Last, nuance, color, and flare are added via sound effects, drum fills, hand claps, auxiliary percussion, and many other varieties of ornamentation.
After basic tracking is over, the next order of business is to edit the musical content for form and style. This means that you must remove all mistakes, nudge the performances into alignment with the click track, tune all lead instruments and vocals, alter the arrangement, and remove unwanted noises like mouth sounds and amplifier hiss.
Signal processing, which usually comes after editing, consists of running your captured audio through electronic components meant to adjust volume level, dynamic character, and frequency response. Common signal processors include compressors, limiters, equalizers, reverbs, delays, expanders, and gates. If done well, signal processing will result in a more refined and brilliant character of audio. In fact, signal processors are largely responsible for the hyper-real and three-dimensional style of audio common to modern pop music.
The last step in the audio-recording procedure is to finalize your file. This occurs when you condense all editing and processing down to a single audio file, usually one that’s in stereo. Common verbs for this procedure are bounce, export, mixdown, finalize, and export mixdown. On my DAW, I set the export range to the length of the track and select export mixdown. Most DAW’s function similarly. Once I’ve exported a stereo file from my DAW, I have an audio file that’s ready for uploading, sharing, or use in another media project.
Any further processing that’s made to your finalized audio constitutes mastering, which entails applying dynamic processors and equalizers to stereo files.

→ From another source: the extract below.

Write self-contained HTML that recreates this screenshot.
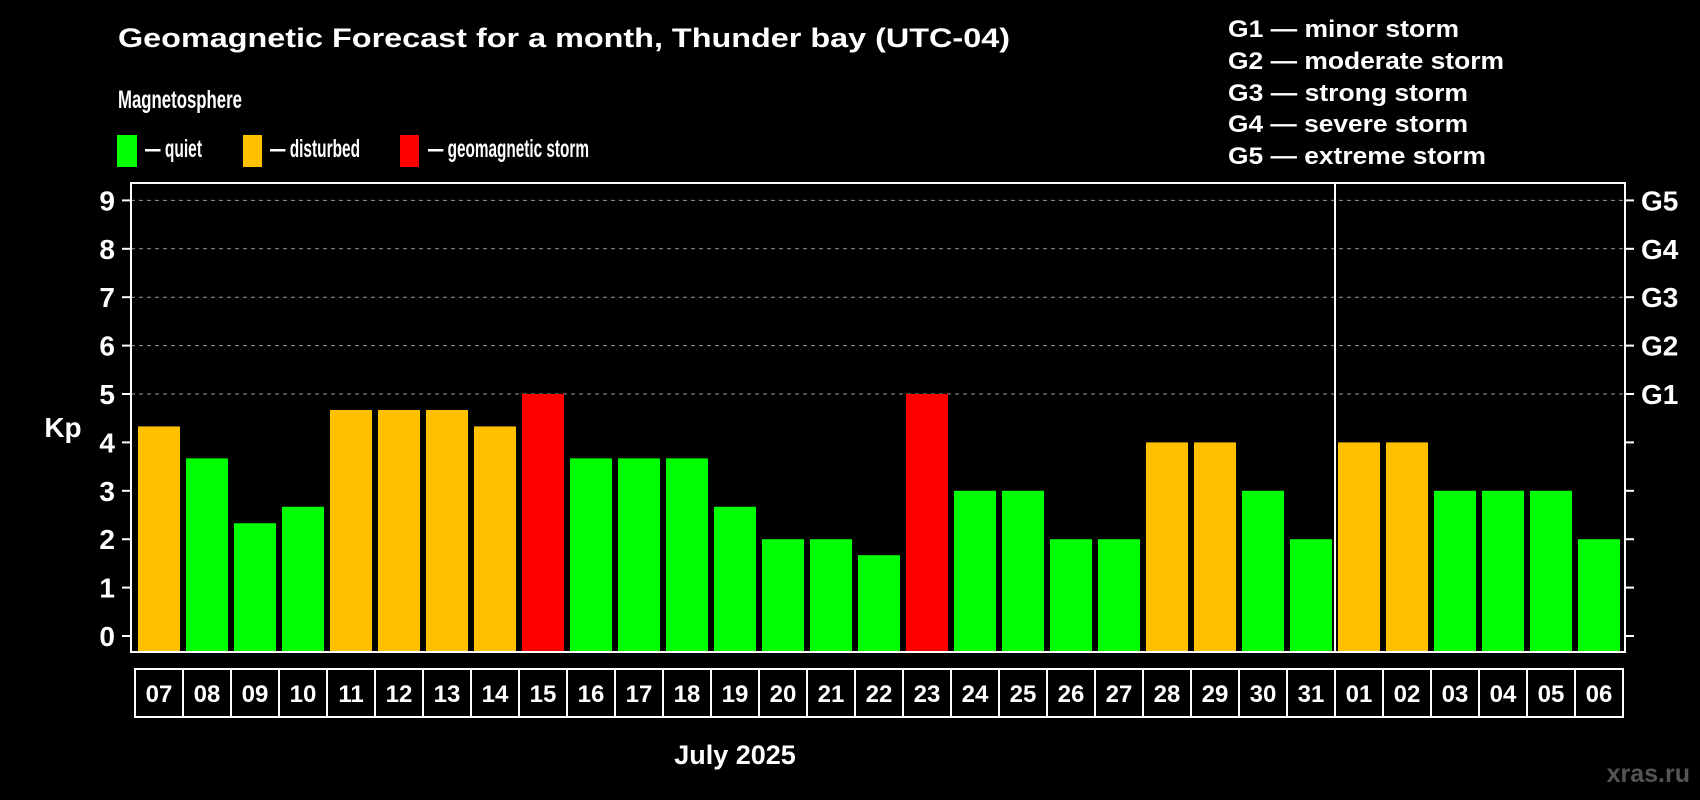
<!DOCTYPE html>
<html><head><meta charset="utf-8"><style>
html,body{margin:0;padding:0;background:#000;}
svg{display:block;font-family:"Liberation Sans",Arial,sans-serif;font-weight:bold;}
</style></head><body>
<svg id="chart" width="1700" height="800" viewBox="0 0 1700 800">
<rect width="1700" height="800" fill="#000"/>
<text x="118" y="47" fill="#fff" font-size="27" textLength="892" lengthAdjust="spacingAndGlyphs">Geomagnetic Forecast for a month, Thunder bay (UTC-04)</text>
<text x="118" y="108" fill="#fff" font-size="25" textLength="124" lengthAdjust="spacingAndGlyphs">Magnetosphere</text>
<g><rect x="117" y="135" width="20" height="32" fill="#00ff00"/><text x="145" y="157" fill="#fff" font-size="25" textLength="57" lengthAdjust="spacingAndGlyphs">— quiet</text></g>
<g><rect x="243" y="135" width="19" height="32" fill="#ffc000"/><text x="270" y="157" fill="#fff" font-size="25" textLength="90" lengthAdjust="spacingAndGlyphs">— disturbed</text></g>
<g><rect x="400" y="135" width="19" height="32" fill="#ff0000"/><text x="428" y="157" fill="#fff" font-size="25" textLength="161" lengthAdjust="spacingAndGlyphs">— geomagnetic storm</text></g>
<g fill="#fff" font-size="24">
<text x="1228" y="37" textLength="231" lengthAdjust="spacingAndGlyphs">G1 — minor storm</text>
<text x="1228" y="69" textLength="276" lengthAdjust="spacingAndGlyphs">G2 — moderate storm</text>
<text x="1228" y="101" textLength="240" lengthAdjust="spacingAndGlyphs">G3 — strong storm</text>
<text x="1228" y="132" textLength="240" lengthAdjust="spacingAndGlyphs">G4 — severe storm</text>
<text x="1228" y="164" textLength="258" lengthAdjust="spacingAndGlyphs">G5 — extreme storm</text>
</g>
<text x="63" y="437" fill="#fff" font-size="28" text-anchor="middle">Kp</text>
<g id="grid"></g><g id="bars"></g><g id="axes"></g><g id="xlabels"></g>
<text x="735" y="764" fill="#fff" font-size="27" text-anchor="middle">July 2025</text>
<text x="1690" y="782" fill="#555" font-size="25" text-anchor="end">xras.ru</text>
</svg>
<script>
const days = ["07","08","09","10","11","12","13","14","15","16","17","18","19","20","21","22","23","24","25","26","27","28","29","30","31","01","02","03","04","05","06"];
const kpValues = [4.33,3.67,2.33,2.67,4.67,4.67,4.67,4.33,5,3.67,3.67,3.67,2.67,2,2,1.67,5,3,3,2,2,4,4,3,2,4,4,3,3,3,2];
const yTicks = [0,1,2,3,4,5,6,7,8,9];
const gLabels = ["","","","","","G1","G2","G3","G4","G5"];
const NS="http://www.w3.org/2000/svg";
const L=131,R=1625,T=183,B=652,Y0=636,UNIT=48.4,X0=135,STEP=48,BW=42;
function y(v){return Y0-v*UNIT;}
function x(i){return X0+i*STEP;}
function mk(t,a,p){const e=document.createElementNS(NS,t);for(const k in a)e.setAttribute(k,a[k]);p.appendChild(e);return e;}
const grid=document.getElementById('grid'),bars=document.getElementById('bars'),axes=document.getElementById('axes'),xl=document.getElementById('xlabels');
yTicks.forEach((t,i)=>{
  if(t>=5){const g=mk('line',{x1:L,x2:R,y1:y(t),y2:y(t),stroke:'#999','stroke-width':1,'stroke-dasharray':'4,4'},grid);
  
  }
  const tl=mk('line',{x1:L-9,x2:L,y1:y(t),y2:y(t),stroke:'#fff','stroke-width':2},axes);
  
  
  const tr=mk('line',{x1:R,x2:R+9,y1:y(t),y2:y(t),stroke:'#fff','stroke-width':2},axes);
  
  
  const lab=mk('text',{x:115,y:y(t)+10,fill:'#fff','font-size':28,'text-anchor':'end'},axes);
  lab.textContent=t;
  
  
  if(gLabels[i]){const gl=mk('text',{x:1641,y:y(t)+10,fill:'#fff','font-size':28},axes);
  gl.textContent=gLabels[i];
  
  }
});
kpValues.forEach((v,i)=>{
  const c=v>=5?'#ff0000':(v>=4?'#ffc000':'#00ff00');
  const b=mk('rect',{x:x(i)+3,y:y(v),width:BW,height:B-y(v),fill:c},bars);
  
  
  const cell=mk('rect',{x:x(i),y:669,width:STEP,height:48,fill:'none',stroke:'#fff','stroke-width':2},xl);
  
  
  const t=mk('text',{x:x(i)+STEP/2,y:702,fill:'#fff','font-size':24,'text-anchor':'middle'},xl);
  t.textContent=days[i];
  
  
});
const fr=mk('rect',{x:L,y:T,width:R-L,height:B-T,fill:'none',stroke:'#fff','stroke-width':2},axes);


const sep=mk('line',{x1:x(25),x2:x(25),y1:T,y2:B,stroke:'#fff','stroke-width':2},axes);


</script>
</body></html>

The goal of this blog post was to introduce the concept of audio recording and lay out the basic process for recording music. But I barely scratched the surface of either topic; there’s much more to learn. Indeed, to gain a mature understanding of audio recording and music production, you’ll have to spend many years recording and producing. I’ve been pursuing this skill since the first Bush administration—Herbert Walker’s, that is—but I’ve still got a lot left to learn.